- _STATED PROBLEM_
Skipping all pictures, set down the lines of the listing from the first through the one with "var rateLabels = ['0.1','0.2','0.5','1.0','0.1'];".

- _PROVIDED MATERIAL_
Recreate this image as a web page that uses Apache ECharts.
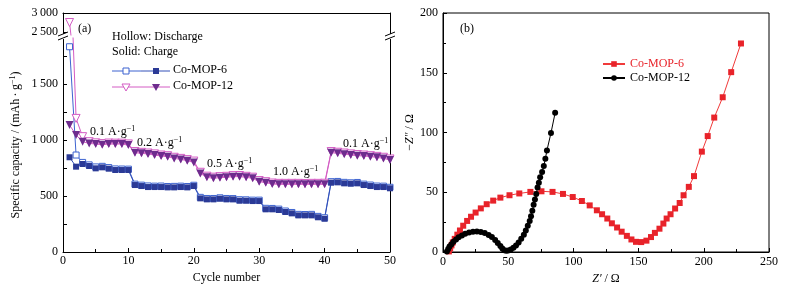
<!DOCTYPE html>
<html>
<head>
<meta charset="utf-8">
<script src="https://cdn.jsdelivr.net/npm/echarts@6/dist/echarts.min.js"></script>
<style>
html,body{margin:0;padding:0;background:#fff;}
#chart{width:785px;height:292px;}
</style>
</head>
<body>
<div id="chart"></div>
<script>
// (a) 倍率性能
var cycles = [1,2,3,4,5,6,7,8,9,10,11,12,13,14,15,16,17,18,19,20,21,22,23,24,25,26,27,28,29,30,31,32,33,34,35,36,37,38,39,40,41,42,43,44,45,46,47,48,49,50];
var mop6Discharge = [1833,866,800,778,760,765,754,742,741,740,606,597,590,588,589,585,586,588,585,596,488,478,478,484,478,477,467,466,463,463,390,389,383,366,353,336,335,336,318,306,628,630,622,618,621,606,598,589,588,578];
var mop6Charge = [846,762,786,768,747,756,744,732,732,732,598,589,580,580,580,577,577,580,577,589,479,470,470,476,470,470,458,458,455,455,381,381,375,357,345,327,327,327,310,297,619,622,613,610,613,598,589,580,580,569];
var mop12Discharge = [2750,1193,1030,985,975,968,973,972,972,965,897,890,884,876,866,860,846,836,825,812,712,677,668,673,676,682,683,676,668,638,628,616,613,613,613,613,612,613,613,614,897,891,884,876,870,866,860,854,846,831];
var mop12Charge = [1134,1045,985,970,964,958,964,964,964,955,887,881,875,866,857,851,836,827,815,800,702,667,658,664,667,673,673,667,658,628,619,607,604,604,604,604,604,604,604,604,887,881,874,866,860,857,851,845,836,821];
var yTicksLow = [0,500,1000,1500];
var yTicksHigh = [2500,3000];
var rateLabels = ['0.1','0.2','0.5','1.0','0.1'];

// (b) 交流阻抗 [Z', -Z'']
var eis6 = [[4.5,0.5],[5.5,3],[6.5,5.5],[7.5,8],[9,11],[11,14.5],[13,18],[15.5,22],[18.5,26],[21.5,29.5],[25,33],[29,36.5],[33.5,40],[38.5,43],[44,45.5],[51,47.5],[58.5,49],[67,50.3],[75.5,50.8],[84,50.3],[92,48.6],[99.5,46],[106.5,42.7],[112.5,39],[118,34.9],[122,31.6],[126,28],[129.5,24],[133.5,20.5],[137,17],[141,13.5],[144.5,10.5],[148,8.5],[152,8.3],[156,9.5],[159.5,12.5],[162.5,16],[166,19.5],[169,23.8],[171.5,28],[174.5,31.6],[178,36.4],[181.5,41],[184.5,47.5],[188.5,54.5],[192.5,63.5],[198.5,84],[203,97],[208,112.5],[214.5,129.5],[221,150.5],[228.5,174.5]];
var eis12 = [[3,0.5],[4,2.5],[5,4.5],[6.5,6.5],[8,8.5],[10,10.5],[12,12.3],[14.5,13.8],[17,15.2],[20,16.3],[23,17],[26,17.2],[29,16.8],[32,15.8],[35,14.3],[37.5,12.5],[40,10],[42,7.5],[44,5],[45.5,3],[47,1.5],[48.5,1],[50,1.2],[52,2],[54,3.5],[56,5.5],[58,8],[60,11],[62,14.5],[63.5,18],[65,22],[66.5,26],[67.5,30],[68.5,34.5],[69.5,39.5],[70.5,44],[71.5,48.5],[72.5,54],[73.5,58],[74.5,62.5],[76,67],[77.3,72],[78.5,78],[79.7,85],[82.8,99.6],[86,116.5]];

var FONT = 'Liberation Serif';
var C6D = '#3d63d0', C6C = '#2b3a96', C6L = '#3350b8', C12D = '#d45cc4', C12C = '#6e2c8e';

function pairs(ys){
    return cycles.map(function(c,i){return [c, ys[i]];});
}
function thousands(v){
    if(v < 1000) return String(v);
    var r = String(v % 1000);
    while(r.length < 3) r = '0' + r;
    return Math.floor(v/1000) + '\u2009' + r;
}

var myChart = echarts.init(document.getElementById('chart'));

var blackLine = {show:true, lineStyle:{color:'#000', width:1}};
var noTick = {show:false};
var noLabel = {show:false};
var noSplit = {show:false};

var option = {
    animation:false,
    backgroundColor:'#fff',
    textStyle:{fontFamily:FONT},
    grid:[
        {left:63, width:327, top:38, height:214},   // (a) 下半段
        {left:63, width:327, top:13, height:22},    // (a) 断轴上半段
        {left:443, width:326, top:13, height:239, show:true, borderColor:'#000', borderWidth:1}
    ],
    xAxis:[
        {
            gridIndex:0, type:'value', min:0, max:50, interval:10,
            axisLine:blackLine, splitLine:noSplit,
            axisTick:{show:true, inside:true, length:4, lineStyle:{color:'#000'}},
            minorTick:{show:true, splitNumber:2, length:3, lineStyle:{color:'#000'}},
            axisLabel:{color:'#000', fontFamily:FONT, fontSize:12, margin:3},
            name:'Cycle number', nameLocation:'middle', nameGap:18,
            nameTextStyle:{color:'#000', fontFamily:FONT, fontSize:12}
        },
        {
            gridIndex:1, type:'value', min:0, max:50, position:'top',
            axisLine:blackLine, axisTick:noTick, axisLabel:noLabel, splitLine:noSplit
        },
        {
            gridIndex:2, type:'value', min:0, max:250, interval:50,
            axisLine:blackLine, splitLine:noSplit,
            axisTick:{show:true, inside:true, length:4, lineStyle:{color:'#000'}},
            minorTick:{show:true, splitNumber:2, length:3, lineStyle:{color:'#000'}},
            axisLabel:{color:'#000', fontFamily:FONT, fontSize:12, margin:4},
            name:'{i|Z\u2032} / \u03a9', nameLocation:'middle', nameGap:18,
            nameTextStyle:{color:'#000', fontFamily:FONT, fontSize:12,
                rich:{i:{fontStyle:'italic', fontFamily:FONT, fontSize:12}}}
        }
    ],
    yAxis:[
        {
            gridIndex:0, type:'value', min:0, max:1911,
            axisLine:blackLine, splitLine:noSplit,
            axisTick:{show:true, inside:true, length:4, lineStyle:{color:'#000'},
                customValues:[0,250,500,750,1000,1250,1500,1750]},
            axisLabel:{color:'#000', fontFamily:FONT, fontSize:12, margin:5,
                customValues:yTicksLow, formatter:thousands},
            name:'{a|Specific capacity / (mAh\u2009\u00b7\u2009g}{s|\u22121}{a|)}',
            nameLocation:'middle', nameGap:40,
            nameTextStyle:{color:'#000', fontFamily:FONT, fontSize:12,
                rich:{a:{fontFamily:FONT, fontSize:12, lineHeight:14, color:'#000'},
                      s:{fontFamily:FONT, fontSize:8, verticalAlign:'top', color:'#000'}}}
        },
        {
            gridIndex:0, type:'value', min:0, max:1911, position:'right',
            axisLine:blackLine, axisTick:noTick, axisLabel:noLabel, splitLine:noSplit
        },
        {
            gridIndex:1, type:'value', min:2421, max:3000,
            axisLine:blackLine, splitLine:noSplit,
            axisTick:{show:true, inside:true, length:4, lineStyle:{color:'#000'}, customValues:yTicksHigh},
            axisLabel:{color:'#000', fontFamily:FONT, fontSize:12, margin:5,
                customValues:yTicksHigh, formatter:thousands}
        },
        {
            gridIndex:1, type:'value', min:2421, max:3000, position:'right',
            axisLine:blackLine, axisTick:noTick, axisLabel:noLabel, splitLine:noSplit
        },
        {
            gridIndex:2, type:'value', min:0, max:200, interval:50,
            axisLine:blackLine, splitLine:noSplit,
            axisTick:{show:true, inside:true, length:4, lineStyle:{color:'#000'}},
            minorTick:{show:true, splitNumber:2, length:3, lineStyle:{color:'#000'}},
            axisLabel:{color:'#000', fontFamily:FONT, fontSize:12, margin:5},
            name:'\u2212{i|Z\u2033} / \u03a9', nameLocation:'middle', nameGap:27,
            nameTextStyle:{color:'#000', fontFamily:FONT, fontSize:12,
                rich:{i:{fontStyle:'italic', fontFamily:FONT, fontSize:12}}}
        }
    ],
    legend:{
        left:597, top:53, orient:'vertical', itemGap:2,
        itemWidth:22, itemHeight:7,
        textStyle:{fontFamily:FONT, fontSize:12, color:'#000'},
        data:[
            {name:'Co-MOP-6', textStyle:{color:'#e8232a'}},
            {name:'Co-MOP-12', textStyle:{color:'#000'}}
        ]
    },
    series:[
        {
            name:'6D', type:'line', xAxisIndex:0, yAxisIndex:0, data:pairs(mop6Discharge),
            symbol:'rect', symbolSize:6, lineStyle:{color:C6D, width:1},
            itemStyle:{color:'#fff', borderColor:C6D, borderWidth:1}
        },
        {
            name:'12D', type:'line', xAxisIndex:0, yAxisIndex:0, data:pairs(mop12Discharge),
            symbol:'triangle', symbolRotate:180, symbolSize:8, lineStyle:{color:C12D, width:1},
            itemStyle:{color:'#fff', borderColor:C12D, borderWidth:1}
        },
        {
            name:'12D-top', type:'line', xAxisIndex:1, yAxisIndex:2, data:pairs(mop12Discharge),
            symbol:'triangle', symbolRotate:180, symbolSize:8, lineStyle:{color:C12D, width:1},
            itemStyle:{color:'#fff', borderColor:C12D, borderWidth:1}
        },
        {
            name:'6C', type:'line', xAxisIndex:0, yAxisIndex:0, data:pairs(mop6Charge),
            symbol:'rect', symbolSize:6, lineStyle:{color:C6L, width:1},
            itemStyle:{color:C6C}
        },
        {
            name:'12C', type:'line', xAxisIndex:0, yAxisIndex:0, data:pairs(mop12Charge),
            symbol:'triangle', symbolRotate:180, symbolSize:8, lineStyle:{color:C12D, width:1},
            itemStyle:{color:C12C}
        },
        {
            name:'Co-MOP-6', type:'line', xAxisIndex:2, yAxisIndex:4, data:eis6,
            symbol:'rect', symbolSize:6, lineStyle:{color:'#f03a3a', width:1},
            itemStyle:{color:'#e8232a'}
        },
        {
            name:'Co-MOP-12', type:'line', xAxisIndex:2, yAxisIndex:4, data:eis12,
            symbol:'circle', symbolSize:6, lineStyle:{color:'#000', width:1},
            itemStyle:{color:'#000'}
        }
    ],
    graphic:[]
};

var g = option.graphic;
function txt(x, y, s, extra){
    var o = {type:'text', left:x, top:y, style:{text:s, fontFamily:FONT, fontSize:12, fill:'#000'}};
    if(extra) o.style.rich = extra;
    g.push(o);
}
var supRich = {n:{fontFamily:FONT, fontSize:12, fill:'#000', lineHeight:14},
               s:{fontFamily:FONT, fontSize:8, fill:'#000', verticalAlign:'top'}};
function rate(x, y, v){
    txt(x, y, '{n|' + v + ' A\u00b7g}{s|\u22121}', supRich);
}
txt(78, 23, '(a)');
txt(460, 23, '(b)');
txt(112, 31, 'Hollow: Discharge');
txt(112, 46, 'Solid: Charge');
txt(173, 64, 'Co-MOP-6');
txt(173, 80, 'Co-MOP-12');
rate(90, 125, rateLabels[0]);
rate(137, 136, rateLabels[1]);
rate(207, 157, rateLabels[2]);
rate(273, 165, rateLabels[3]);
rate(343, 137, rateLabels[4]);

// (a) 图例样式
function seg(x1, y1, x2, y2, c){
    g.push({type:'line', shape:{x1:x1, y1:y1, x2:x2, y2:y2}, style:{stroke:c, lineWidth:1}});
}
seg(112, 71, 141, 71, C6D); seg(141, 71, 170, 71, C6L);
g.push({type:'rect', shape:{x:123, y:68, width:6, height:6}, style:{fill:'#fff', stroke:C6D, lineWidth:1}});
g.push({type:'rect', shape:{x:153, y:68, width:6, height:6}, style:{fill:C6C}});
seg(112, 87, 141, 87, C12D); seg(141, 87, 170, 87, C12D);
g.push({type:'polygon', shape:{points:[[122,84],[130,84],[126,91]]}, style:{fill:'#fff', stroke:C12D, lineWidth:1}});
g.push({type:'polygon', shape:{points:[[152,84],[160,84],[156,91]]}, style:{fill:C12C}});

// 断轴标记
[63, 390].forEach(function(x){
    g.push({type:'rect', shape:{x:x-2, y:34, width:4, height:5}, style:{fill:'#fff'}, z:100});
    g.push({type:'line', shape:{x1:x-5, y1:36, x2:x+5, y2:32}, style:{stroke:'#000', lineWidth:1}, z:101});
    g.push({type:'line', shape:{x1:x-5, y1:40, x2:x+5, y2:36}, style:{stroke:'#000', lineWidth:1}, z:101});
});

myChart.setOption(option);
</script>
</body>
</html>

- _PROBLEM SOLUTION_
Recreate this image as a web page that uses Apache ECharts.
<!DOCTYPE html>
<html>
<head>
<meta charset="utf-8">
<script src="https://cdn.jsdelivr.net/npm/echarts@6/dist/echarts.min.js"></script>
<style>
html,body{margin:0;padding:0;background:#fff;}
#chart{width:785px;height:292px;}
</style>
</head>
<body>
<div id="chart"></div>
<script>
// (a) 倍率性能
var cycles = [1,2,3,4,5,6,7,8,9,10,11,12,13,14,15,16,17,18,19,20,21,22,23,24,25,26,27,28,29,30,31,32,33,34,35,36,37,38,39,40,41,42,43,44,45,46,47,48,49,50];
var mop6Discharge = [1833,866,800,778,760,765,754,742,741,740,606,597,590,588,589,585,586,588,585,596,488,478,478,484,478,477,467,466,463,463,390,389,383,366,353,336,335,336,318,306,628,630,622,618,621,606,598,589,588,578];
var mop6Charge = [846,762,786,768,747,756,744,732,732,732,598,589,580,580,580,577,577,580,577,589,479,470,470,476,470,470,458,458,455,455,381,381,375,357,345,327,327,327,310,297,619,622,613,610,613,598,589,580,580,569];
var mop12Discharge = [2750,1193,1030,985,975,968,973,972,972,965,897,890,884,876,866,860,846,836,825,812,712,677,668,673,676,682,683,676,668,638,628,616,613,613,613,613,612,613,613,614,897,891,884,876,870,866,860,854,846,831];
var mop12Charge = [1134,1045,985,970,964,958,964,964,964,955,887,881,875,866,857,851,836,827,815,800,702,667,658,664,667,673,673,667,658,628,619,607,604,604,604,604,604,604,604,604,887,881,874,866,860,857,851,845,836,821];
var yTicksLow = [0,500,1000,1500];
var yTicksHigh = [2500,3000];
var rateLabels = ['0.1','0.2','0.5','1.0','0.1'];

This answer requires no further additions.